Shane Smith is preparing to cede his position as Vice Media’s chief executive officer to Nancy Dubuc, who announced Monday that she was stepping down as chief executive of A&E Networks, according to people briefed on the matter. Smith, 48, is expected to remain at Vice Media — potentially as its chairman, said one of the people, who requested anonymity because the moves were not final. Dubuc, 49, has built close ties with Vice since A&E Networks invested $250 million in the company in 2014. Dubuc serves on the board of Vice and is known to be close with Smith.
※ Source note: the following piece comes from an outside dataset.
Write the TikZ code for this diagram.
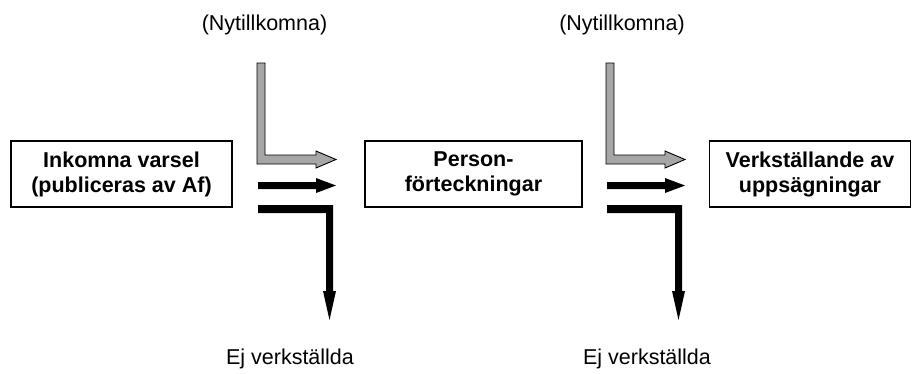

Dropbox IPO Could Value Company at More Than $7 Billion

Dropbox, the online file storage company, is poised to hold one of the year’s most highly awaited stock market debuts. But whether investors think it is more valuable as a publicly traded company or as a privately held startup is debatable. The San Francisco company said Monday it planned to raise as much as $648 million in its initial public offering, pricing its shares between $16 and $18 each. Dropbox would be valued at roughly $7.5 billion, including restricted stock units and options — well below the $10 billion it commanded during its last private fundraising round.

DowDuPont Executive Chairman to Step Down Ahead of Planned Split

Andrew Liveris will step down as executive chairman of DowDuPont in April, less than a year after completing a merger that created what is now one of the world’s largest chemicals companies, DowDuPont said Monday. The merger of DowDuPont — combining the inventor of Kevlar in DuPont and a giant maker of plastics and chemicals in Dow — was announced in December 2015 and took more than a year to complete. But the combined business is set to split next year into three companies. The company agreed to revise its breakup plan last year after pressure from shareholders.